Large Language Models as Computable Approximations to Solomonoff Induction
Jun Wan, Lingrui Mei
TL;DR
The paper connects Large Language Models with Algorithmic Information Theory by proving that LLM training approximates the Solomonoff prior and next-token prediction approximates Solomonoff induction, thereby explaining in-context learning, few-shot adaptation, and scaling laws within a universal-induction framework. It introduces a computable approximation to Solomonoff probability via a program-based encoding of the LLM and demonstrates, through theoretical results and experiments, that inference approximates Solomonoff induction up to a model-dependent scaling factor. A convergence theorem ties Solomonoff prediction to computable target distributions, providing a principled basis for emergent LLM behaviors. Practically, the authors propose a low-confidence few-shot sample selection strategy that improves performance on text classification, especially for smaller models, illustrating the theory’s actionable impact on model development and data-efficient learning.
Abstract
The rapid advancement of large language models (LLMs) calls for a rigorous theoretical framework to explain their empirical success. While significant progress has been made in understanding LLM behaviors, existing theoretical frameworks remain fragmented in explaining emergent phenomena through a unified mathematical lens. We establish the first formal connection between LLM architectures and Algorithmic Information Theory (AIT) by proving two fundamental results: (1) the training process computationally approximates Solomonoff prior through loss minimization interpreted as program length optimization, and (2) next-token prediction implements approximate Solomonoff induction.
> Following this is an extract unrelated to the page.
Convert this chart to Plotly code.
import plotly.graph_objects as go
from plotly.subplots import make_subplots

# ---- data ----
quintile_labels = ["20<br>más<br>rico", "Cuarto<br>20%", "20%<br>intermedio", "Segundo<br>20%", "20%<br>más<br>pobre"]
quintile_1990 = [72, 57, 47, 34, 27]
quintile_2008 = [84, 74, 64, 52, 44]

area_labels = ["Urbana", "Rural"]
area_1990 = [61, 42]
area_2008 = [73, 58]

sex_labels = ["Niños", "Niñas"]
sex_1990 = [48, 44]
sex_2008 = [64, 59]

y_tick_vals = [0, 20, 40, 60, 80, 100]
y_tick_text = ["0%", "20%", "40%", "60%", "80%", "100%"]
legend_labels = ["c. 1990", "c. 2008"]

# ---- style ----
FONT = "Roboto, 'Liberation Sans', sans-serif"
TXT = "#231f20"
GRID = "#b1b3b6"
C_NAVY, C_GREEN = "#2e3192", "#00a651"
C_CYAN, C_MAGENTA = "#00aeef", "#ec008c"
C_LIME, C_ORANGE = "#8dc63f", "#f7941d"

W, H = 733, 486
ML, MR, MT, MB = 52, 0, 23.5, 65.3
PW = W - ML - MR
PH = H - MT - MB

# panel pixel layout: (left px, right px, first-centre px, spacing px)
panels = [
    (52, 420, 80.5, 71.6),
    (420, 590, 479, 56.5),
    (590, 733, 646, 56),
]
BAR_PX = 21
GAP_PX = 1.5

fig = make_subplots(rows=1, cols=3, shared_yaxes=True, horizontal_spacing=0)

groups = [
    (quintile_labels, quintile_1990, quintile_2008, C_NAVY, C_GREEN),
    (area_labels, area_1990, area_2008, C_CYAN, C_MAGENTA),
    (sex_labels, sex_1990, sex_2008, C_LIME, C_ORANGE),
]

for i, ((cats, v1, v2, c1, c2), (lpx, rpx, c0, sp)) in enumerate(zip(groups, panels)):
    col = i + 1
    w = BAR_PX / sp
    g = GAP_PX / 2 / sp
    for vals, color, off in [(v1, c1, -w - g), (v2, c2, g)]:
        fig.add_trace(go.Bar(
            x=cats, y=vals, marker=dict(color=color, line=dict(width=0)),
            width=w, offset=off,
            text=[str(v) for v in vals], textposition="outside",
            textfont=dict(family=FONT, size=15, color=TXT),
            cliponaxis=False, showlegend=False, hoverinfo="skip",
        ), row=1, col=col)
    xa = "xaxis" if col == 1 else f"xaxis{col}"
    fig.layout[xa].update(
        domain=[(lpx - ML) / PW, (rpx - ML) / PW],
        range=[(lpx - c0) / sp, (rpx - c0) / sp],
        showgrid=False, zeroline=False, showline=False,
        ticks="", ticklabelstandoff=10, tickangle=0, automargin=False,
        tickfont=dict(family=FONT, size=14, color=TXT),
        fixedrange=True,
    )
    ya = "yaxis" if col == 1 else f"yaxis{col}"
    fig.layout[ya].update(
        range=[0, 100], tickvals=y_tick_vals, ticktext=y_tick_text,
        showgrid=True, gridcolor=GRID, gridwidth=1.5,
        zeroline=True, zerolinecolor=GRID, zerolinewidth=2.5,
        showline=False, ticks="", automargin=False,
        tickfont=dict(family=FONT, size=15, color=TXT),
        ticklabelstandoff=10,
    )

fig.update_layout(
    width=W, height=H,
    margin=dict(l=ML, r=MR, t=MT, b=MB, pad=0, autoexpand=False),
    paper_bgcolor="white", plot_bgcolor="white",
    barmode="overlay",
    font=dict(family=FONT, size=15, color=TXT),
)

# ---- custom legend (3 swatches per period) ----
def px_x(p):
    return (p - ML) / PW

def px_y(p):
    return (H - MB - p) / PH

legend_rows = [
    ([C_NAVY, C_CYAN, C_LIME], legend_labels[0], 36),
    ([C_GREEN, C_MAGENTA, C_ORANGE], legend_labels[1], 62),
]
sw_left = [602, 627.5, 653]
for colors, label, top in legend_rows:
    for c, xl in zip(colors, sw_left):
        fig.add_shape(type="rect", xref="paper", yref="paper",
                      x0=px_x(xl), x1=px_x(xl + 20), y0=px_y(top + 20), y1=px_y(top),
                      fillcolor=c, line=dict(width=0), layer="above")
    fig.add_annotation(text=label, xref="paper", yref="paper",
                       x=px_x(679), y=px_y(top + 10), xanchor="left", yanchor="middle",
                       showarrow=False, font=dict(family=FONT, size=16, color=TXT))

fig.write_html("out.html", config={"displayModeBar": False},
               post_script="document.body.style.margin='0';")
We leverage AIT to provide a unified theoretical explanation for in-context learning, few-shot learning, and scaling laws. Furthermore, our theoretical insights lead to a principled method for few-shot example selection that prioritizes samples where models exhibit lower predictive confidence. We demonstrate through experiments on diverse text classification benchmarks that this strategy yields significant performance improvements, particularly for smaller model architectures, when compared to selecting high-confidence examples. Our framework bridges the gap between theoretical foundations and practical LLM behaviors, providing both explanatory power and actionable insights for future model development.